While the preachers wrestled with the big questions, governmental officials focused on more concrete matters.

On Sunday afternoon, White House officials visited Pratt City and Smithville, Miss., touring the ruins with state and local officials, pledging federal support and addressing the priorities of the response.

“Obviously housing will be perhaps the single most critical part of the recovery, and we have a number of efforts under way already,” said Shaun Donovan, the secretary of housing and urban development, who was accompanied by the secretaries of homeland security and agriculture, among other officials.

Insert yawn here.

Seriously, “carrying tattered family Bibles found among the ruins” is a nice turn of phrase. But dare I ask for a source? Dare I expect to see someone actually quoted who carried one of these Bibles? Maybe it’s just me, but I’m thinking that person might have a much more interesting story than White House officials.

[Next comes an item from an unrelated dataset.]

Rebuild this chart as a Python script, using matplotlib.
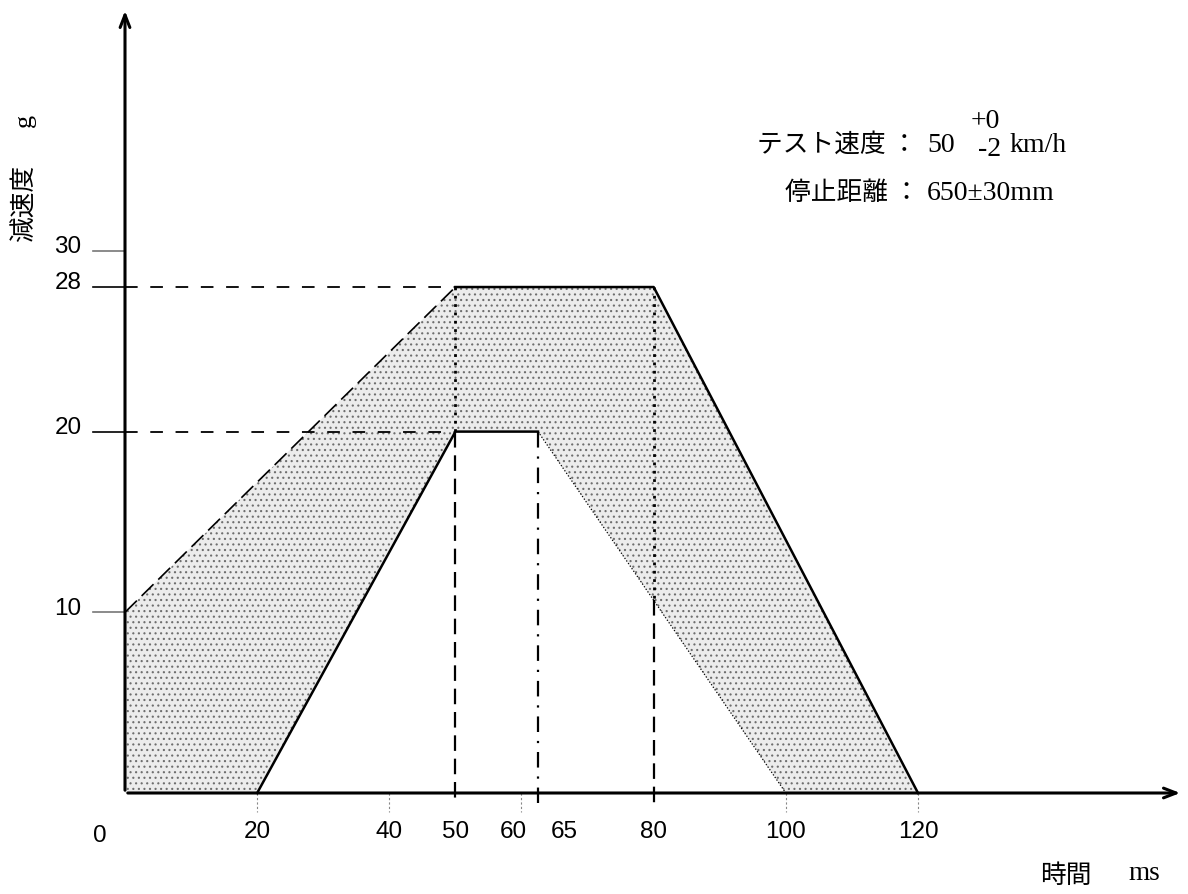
import matplotlib as mpl

mpl.use('Agg')
import matplotlib.pyplot as plt
import numpy as np

# corridor (time ms, deceleration g)
upper_t = [0, 50, 80, 120]
upper_g = [10, 28, 28, 0]
lower_t = [20, 50, 62.5, 100]
lower_g = [0, 20, 20, 0]

ytick_vals = [10, 20, 28, 30]
xtick_vals = [0, 20, 40, 50, 60, 65, 80, 100, 120]
xtick_labels = ['0', '20', '40', '50', '60', '65', '80', '100', '120']

SANS = ['Liberation Sans', 'DejaVu Sans']
SERIF_JP = ['Liberation Serif', 'Noto Sans CJK JP', 'DejaVu Sans']
JP = ['Noto Sans CJK JP', 'DejaVu Sans']

mpl.rcParams['hatch.linewidth'] = 0.8

# pixel layout of the figure (1188 x 894 at dpi 100)
px_x0, px_y0 = 125, 793
px_per_ms = 793 / 120
px_per_g = 18.07


def dx(px):
    return (px - px_x0) / px_per_ms


def dy(py):
    return (px_y0 - py) / px_per_g


fig = plt.figure(figsize=(11.88, 8.94), dpi=100)
ax = fig.add_axes([0, 0, 1, 1])
ax.set_xlim(dx(0), dx(1188))
ax.set_ylim(dy(894), dy(0))
ax.axis('off')

# shaded corridor
poly_t = [0] + upper_t + lower_t[::-1]
poly_g = [0] + upper_g + lower_g[::-1]
ax.fill(poly_t, poly_g, facecolor='#ececec', edgecolor='#6e6e6e',
        hatch='...', lw=0, zorder=1)

# upper bound
ax.plot(upper_t[:2], upper_g[:2], color='k', lw=1.2,
        dashes=(10, 4), zorder=3)
ax.plot(upper_t[1:], upper_g[1:], color='k', lw=1.8, zorder=3)

# lower bound
ax.plot(lower_t[:3], lower_g[:3], color='k', lw=1.8, zorder=3)
ax.plot(lower_t[2:], lower_g[2:], color='k', lw=0.9, ls=(0, (1, 1.5)),
        zorder=3)

# reference lines at 28 and 20
for g in (upper_g[1], lower_g[1]):
    ax.plot([0, upper_t[1]], [g, g], color='k', lw=1.3, dashes=(7, 7),
            zorder=3)

# verticals
below = dy(803)
g80 = np.interp(upper_t[2], lower_t, lower_g)
ax.plot([upper_t[1], upper_t[1]], [upper_g[1], lower_g[1]], color='k',
        lw=2, ls=(0, (1, 2)), zorder=3)
ax.plot([upper_t[1], upper_t[1]], [lower_g[1], below], color='k', lw=1.6,
        dashes=(7, 3.5), zorder=3)
ax.plot([upper_t[2], upper_t[2]], [upper_g[2], g80], color='k', lw=2,
        ls=(0, (1, 2)), zorder=3)
ax.plot([upper_t[2], upper_t[2]], [g80, below], color='k', lw=1.6,
        dashes=(7, 3.5), zorder=3)
ax.plot([lower_t[2], lower_t[2]], [lower_g[2], below], color='k', lw=1.6,
        dashes=(7, 4, 1, 4), zorder=3)

# faint ticks under the x axis
for t in (20, 40, 60, 100, 120):
    ax.plot([t, t], [0, dy(812)], color='#888888', lw=0.8,
            ls=(0, (2, 2)), zorder=2)

# axes with arrows
ax.annotate('', xy=(0, dy(8)), xytext=(0, 0),
            arrowprops=dict(arrowstyle='->,head_length=0.9,head_width=0.35',
                            lw=2.2, color='k'), zorder=4)
ax.annotate('', xy=(dx(1183), 0), xytext=(0, 0),
            arrowprops=dict(arrowstyle='->,head_length=0.9,head_width=0.35',
                            lw=2.2, color='k'), zorder=4)

# y ticks and labels
for g in ytick_vals:
    col = 'k' if g in (20, 28) else '#777777'
    ax.plot([dx(93), 0], [g, g], color=col, lw=1.2, zorder=3)
    ax.text(dx(68), g + 0.2, str(g), fontsize=17.5, family=SANS,
            ha='center', va='center')

# x tick labels (some shifted as drawn)
shift = {'0': -25, '60': -8, '65': 10}
for t, lab in zip(xtick_vals, xtick_labels):
    px = px_x0 + t * px_per_ms + shift.get(lab, 0)
    ax.text(dx(px), dy(836 if lab == '0' else 832), lab, fontsize=17.5,
            family=SANS, ha='center', va='center')

# axis titles
ax.text(dx(25), dy(203), '減速度', rotation=90, fontsize=18.5, family=JP,
        ha='center', va='center')
ax.text(dx(25), dy(120), 'g', rotation=90, fontsize=19, family=SERIF_JP,
        ha='center', va='center')
ax.text(dx(1066), dy(876), '時間', fontsize=18.5, family=JP,
        ha='center', va='center')
ax.text(dx(1144), dy(874), 'ms', fontsize=19.5, family=SERIF_JP,
        ha='center', va='center')

# test conditions
ax.text(dx(757), dy(145), 'テスト速度 ：', fontsize=18.5, family=JP,
        ha='left', va='center')
ax.text(dx(927), dy(146), '50', fontsize=20, family=SERIF_JP,
        ha='left', va='center')
ax.text(dx(985), dy(122), '+0', fontsize=20, family=SERIF_JP,
        ha='center', va='center')
ax.text(dx(990), dy(150), '-2', fontsize=20, family=SERIF_JP,
        ha='center', va='center')
ax.text(dx(1010), dy(146), 'km/h', fontsize=20, family=SERIF_JP,
        ha='left', va='center')
ax.text(dx(785), dy(193), '停止距離 ：', fontsize=18.5, family=JP,
        ha='left', va='center')
ax.text(dx(927), dy(194), '650±30mm', fontsize=20, family=SERIF_JP,
        ha='left', va='center')

plt.savefig('out.png', dpi=100)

The Times eventually returns to the faith angle, but — and maybe it’s just me — its piece seems to lack the true emotion and raw depth of most of the other major media reports.

I saved the best for last, however. Did I mention that the AP has experience with these kind of roundups? I especially loved the lede on AP’s story as it opened with a slightly different angle than the other reports (and then came back later with a little more detail on the Muslim and Baptist referenced):

BIRMINGHAM, Ala. — Macolee Muhammed accepted the prayer of a relief worker who stopped by what was left of her Birmingham home. It didn’t matter that she was Muslim and he was a Southern Baptist.

“If you came here to help, the only person who sent you was God,” she said.

The storms that roared across the South last week flattened churches and crushed the homes of pastors and parishioners in a ragged stretch from Mississippi to Virginia. At least 342 people were killed and thousands more hurt.

So on the first Sunday after the disaster, believers streamed into houses of worship to give thanks for being spared, to mourn the dead and to ponder impossible questions. Why did some survive without any explanation? Why did others die for no apparent reason?

Many people in this highly religious region saw God at work, even amid the devastation.